━━━ EXERCISE DATA

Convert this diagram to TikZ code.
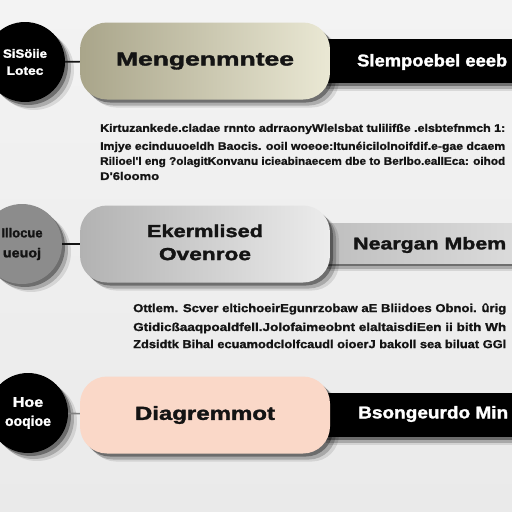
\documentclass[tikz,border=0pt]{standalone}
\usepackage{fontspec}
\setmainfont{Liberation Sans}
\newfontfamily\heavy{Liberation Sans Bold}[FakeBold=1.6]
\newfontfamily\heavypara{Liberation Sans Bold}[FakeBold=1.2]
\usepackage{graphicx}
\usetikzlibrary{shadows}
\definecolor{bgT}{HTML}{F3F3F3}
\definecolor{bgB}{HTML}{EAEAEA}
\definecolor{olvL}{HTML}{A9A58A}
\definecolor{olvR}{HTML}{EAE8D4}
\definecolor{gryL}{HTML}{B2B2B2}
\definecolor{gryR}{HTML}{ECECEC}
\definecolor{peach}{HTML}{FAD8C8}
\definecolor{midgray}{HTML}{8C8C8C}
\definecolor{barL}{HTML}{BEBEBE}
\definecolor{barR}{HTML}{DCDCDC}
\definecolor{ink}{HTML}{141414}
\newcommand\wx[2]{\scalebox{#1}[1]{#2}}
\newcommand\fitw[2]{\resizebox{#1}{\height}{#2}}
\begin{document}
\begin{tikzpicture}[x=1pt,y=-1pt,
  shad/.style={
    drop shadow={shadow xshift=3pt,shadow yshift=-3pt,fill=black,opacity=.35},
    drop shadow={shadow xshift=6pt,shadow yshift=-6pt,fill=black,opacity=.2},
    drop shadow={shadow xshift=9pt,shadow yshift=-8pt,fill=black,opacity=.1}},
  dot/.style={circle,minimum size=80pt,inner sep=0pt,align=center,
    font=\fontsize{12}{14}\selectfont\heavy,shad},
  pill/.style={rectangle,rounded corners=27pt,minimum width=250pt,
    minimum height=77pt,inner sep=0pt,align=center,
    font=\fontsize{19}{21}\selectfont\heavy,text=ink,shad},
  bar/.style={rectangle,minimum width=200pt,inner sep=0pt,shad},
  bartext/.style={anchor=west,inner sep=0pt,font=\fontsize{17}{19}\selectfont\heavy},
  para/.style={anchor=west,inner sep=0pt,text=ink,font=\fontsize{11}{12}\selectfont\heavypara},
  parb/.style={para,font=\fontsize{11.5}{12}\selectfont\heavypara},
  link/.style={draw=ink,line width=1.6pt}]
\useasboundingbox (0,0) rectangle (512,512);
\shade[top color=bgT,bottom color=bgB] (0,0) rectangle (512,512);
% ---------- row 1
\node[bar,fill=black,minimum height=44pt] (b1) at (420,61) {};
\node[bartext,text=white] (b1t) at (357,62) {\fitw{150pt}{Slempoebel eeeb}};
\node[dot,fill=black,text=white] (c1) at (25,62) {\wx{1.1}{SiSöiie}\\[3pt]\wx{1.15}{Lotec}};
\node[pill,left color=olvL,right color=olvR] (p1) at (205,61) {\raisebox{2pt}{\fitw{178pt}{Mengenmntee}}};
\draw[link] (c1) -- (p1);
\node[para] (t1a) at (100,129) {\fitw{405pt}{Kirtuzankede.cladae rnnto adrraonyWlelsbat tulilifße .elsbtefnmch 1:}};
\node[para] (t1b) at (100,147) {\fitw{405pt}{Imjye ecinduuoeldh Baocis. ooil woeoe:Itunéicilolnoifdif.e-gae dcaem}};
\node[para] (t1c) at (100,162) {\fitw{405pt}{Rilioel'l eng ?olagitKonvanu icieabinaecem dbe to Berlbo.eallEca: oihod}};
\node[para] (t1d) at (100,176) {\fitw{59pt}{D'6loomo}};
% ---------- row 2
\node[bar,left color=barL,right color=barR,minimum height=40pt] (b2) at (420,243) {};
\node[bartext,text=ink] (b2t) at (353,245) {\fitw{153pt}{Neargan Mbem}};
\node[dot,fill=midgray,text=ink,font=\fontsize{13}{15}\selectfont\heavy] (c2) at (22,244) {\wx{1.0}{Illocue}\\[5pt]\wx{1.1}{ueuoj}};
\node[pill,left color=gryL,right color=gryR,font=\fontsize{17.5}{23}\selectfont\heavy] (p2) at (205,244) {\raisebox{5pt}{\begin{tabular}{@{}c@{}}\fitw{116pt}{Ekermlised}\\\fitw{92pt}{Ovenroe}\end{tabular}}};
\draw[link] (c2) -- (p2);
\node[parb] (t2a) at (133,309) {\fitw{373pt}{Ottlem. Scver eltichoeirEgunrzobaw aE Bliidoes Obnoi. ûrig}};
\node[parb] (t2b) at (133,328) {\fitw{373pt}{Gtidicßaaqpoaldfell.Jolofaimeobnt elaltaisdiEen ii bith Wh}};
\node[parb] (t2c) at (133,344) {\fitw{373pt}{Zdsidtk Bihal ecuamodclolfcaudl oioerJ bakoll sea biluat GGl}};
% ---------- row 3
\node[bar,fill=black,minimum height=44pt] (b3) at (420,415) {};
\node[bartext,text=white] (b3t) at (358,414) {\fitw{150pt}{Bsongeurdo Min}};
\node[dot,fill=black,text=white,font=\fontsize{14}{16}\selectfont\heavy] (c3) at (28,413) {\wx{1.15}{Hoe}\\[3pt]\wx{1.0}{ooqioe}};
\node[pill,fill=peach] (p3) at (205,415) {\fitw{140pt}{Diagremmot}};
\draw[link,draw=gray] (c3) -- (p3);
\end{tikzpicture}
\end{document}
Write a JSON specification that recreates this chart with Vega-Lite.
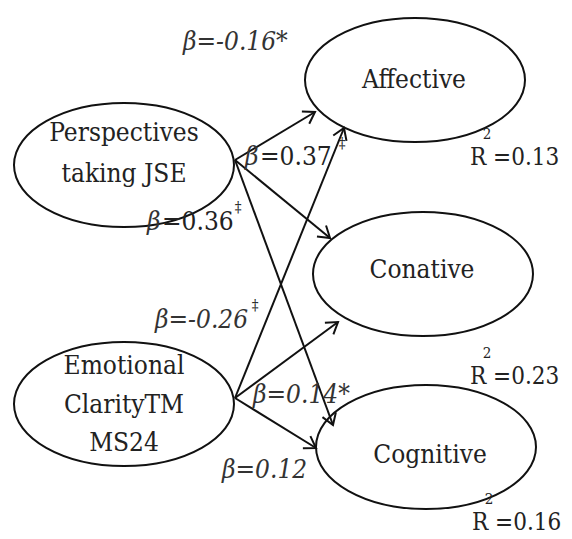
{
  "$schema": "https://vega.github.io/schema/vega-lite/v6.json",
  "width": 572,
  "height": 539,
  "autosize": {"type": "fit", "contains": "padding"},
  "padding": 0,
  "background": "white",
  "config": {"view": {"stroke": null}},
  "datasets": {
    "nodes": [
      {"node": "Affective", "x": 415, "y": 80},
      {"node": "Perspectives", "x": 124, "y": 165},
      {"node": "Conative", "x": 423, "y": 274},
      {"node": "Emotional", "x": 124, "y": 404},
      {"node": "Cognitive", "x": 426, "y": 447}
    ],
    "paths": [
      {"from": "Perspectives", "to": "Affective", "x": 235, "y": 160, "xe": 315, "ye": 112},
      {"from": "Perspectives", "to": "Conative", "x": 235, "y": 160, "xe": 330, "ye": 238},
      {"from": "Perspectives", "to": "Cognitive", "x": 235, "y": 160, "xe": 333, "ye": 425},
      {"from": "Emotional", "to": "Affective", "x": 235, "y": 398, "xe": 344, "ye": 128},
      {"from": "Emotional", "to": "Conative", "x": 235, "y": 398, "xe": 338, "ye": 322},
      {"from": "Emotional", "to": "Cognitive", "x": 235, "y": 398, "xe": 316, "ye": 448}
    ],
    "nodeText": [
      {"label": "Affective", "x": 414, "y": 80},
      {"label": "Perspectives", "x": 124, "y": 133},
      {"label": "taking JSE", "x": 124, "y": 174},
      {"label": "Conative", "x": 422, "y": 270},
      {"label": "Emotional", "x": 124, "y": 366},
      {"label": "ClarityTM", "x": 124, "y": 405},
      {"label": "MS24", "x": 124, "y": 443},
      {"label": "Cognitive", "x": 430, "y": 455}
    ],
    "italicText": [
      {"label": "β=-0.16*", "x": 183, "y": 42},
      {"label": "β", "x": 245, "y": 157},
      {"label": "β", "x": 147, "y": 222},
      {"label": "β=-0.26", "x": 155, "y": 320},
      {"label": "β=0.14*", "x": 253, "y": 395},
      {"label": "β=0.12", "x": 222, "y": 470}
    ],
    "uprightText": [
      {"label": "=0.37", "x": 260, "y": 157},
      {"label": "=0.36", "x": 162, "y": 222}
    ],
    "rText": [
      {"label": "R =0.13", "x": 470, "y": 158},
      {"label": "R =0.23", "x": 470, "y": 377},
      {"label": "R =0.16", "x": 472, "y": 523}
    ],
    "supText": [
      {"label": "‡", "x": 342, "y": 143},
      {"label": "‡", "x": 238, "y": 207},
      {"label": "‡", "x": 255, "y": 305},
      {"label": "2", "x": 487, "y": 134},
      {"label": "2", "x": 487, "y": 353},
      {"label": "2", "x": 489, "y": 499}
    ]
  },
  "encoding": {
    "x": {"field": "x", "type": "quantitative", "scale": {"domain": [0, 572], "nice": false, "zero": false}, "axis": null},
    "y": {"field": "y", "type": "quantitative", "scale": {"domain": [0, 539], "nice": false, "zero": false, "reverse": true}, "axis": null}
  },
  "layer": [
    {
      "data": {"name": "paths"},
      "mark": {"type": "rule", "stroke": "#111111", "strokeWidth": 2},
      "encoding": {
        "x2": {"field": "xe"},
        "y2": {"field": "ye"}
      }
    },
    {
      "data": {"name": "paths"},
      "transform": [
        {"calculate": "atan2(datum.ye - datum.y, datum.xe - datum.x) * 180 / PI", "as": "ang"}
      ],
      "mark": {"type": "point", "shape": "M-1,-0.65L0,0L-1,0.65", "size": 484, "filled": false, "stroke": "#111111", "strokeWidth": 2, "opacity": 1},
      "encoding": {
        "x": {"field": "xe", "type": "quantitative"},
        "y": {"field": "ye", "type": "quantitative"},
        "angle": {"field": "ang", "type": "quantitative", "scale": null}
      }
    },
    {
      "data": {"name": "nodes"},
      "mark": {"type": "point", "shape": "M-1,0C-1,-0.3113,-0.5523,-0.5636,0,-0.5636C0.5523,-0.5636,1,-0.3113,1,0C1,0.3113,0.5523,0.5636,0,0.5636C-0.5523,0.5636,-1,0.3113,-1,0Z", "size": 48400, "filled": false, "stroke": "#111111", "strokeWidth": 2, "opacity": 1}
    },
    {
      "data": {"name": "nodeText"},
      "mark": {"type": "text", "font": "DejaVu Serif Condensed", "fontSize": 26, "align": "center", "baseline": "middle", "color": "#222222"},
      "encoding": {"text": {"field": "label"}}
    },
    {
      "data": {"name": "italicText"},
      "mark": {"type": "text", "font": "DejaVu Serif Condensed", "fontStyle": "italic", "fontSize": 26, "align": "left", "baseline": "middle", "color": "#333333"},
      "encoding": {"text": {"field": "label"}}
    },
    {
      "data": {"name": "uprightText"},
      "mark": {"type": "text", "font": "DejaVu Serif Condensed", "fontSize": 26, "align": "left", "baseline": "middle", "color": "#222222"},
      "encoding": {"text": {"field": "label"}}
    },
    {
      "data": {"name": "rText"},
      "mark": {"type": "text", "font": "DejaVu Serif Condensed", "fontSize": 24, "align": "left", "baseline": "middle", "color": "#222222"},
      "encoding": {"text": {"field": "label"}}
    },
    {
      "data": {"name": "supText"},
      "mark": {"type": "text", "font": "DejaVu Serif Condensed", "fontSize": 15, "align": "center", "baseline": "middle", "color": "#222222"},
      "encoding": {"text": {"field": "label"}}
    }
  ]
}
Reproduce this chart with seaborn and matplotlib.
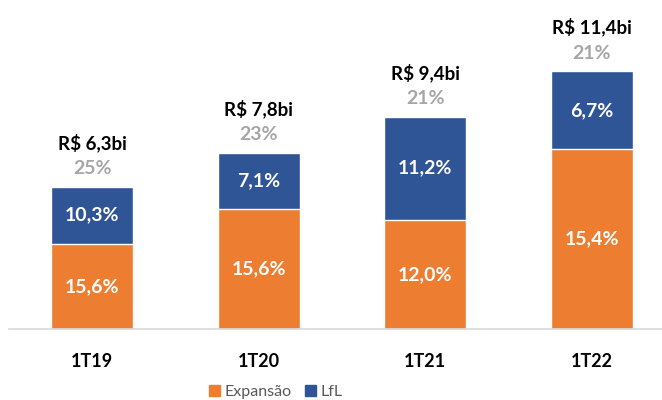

━━━━━━

--- WHAT THE EXERCISE ASKS ---
How many lines in the records above hold the word "this"? Give only the number.

--- EXERCISE OUTPUT ---
3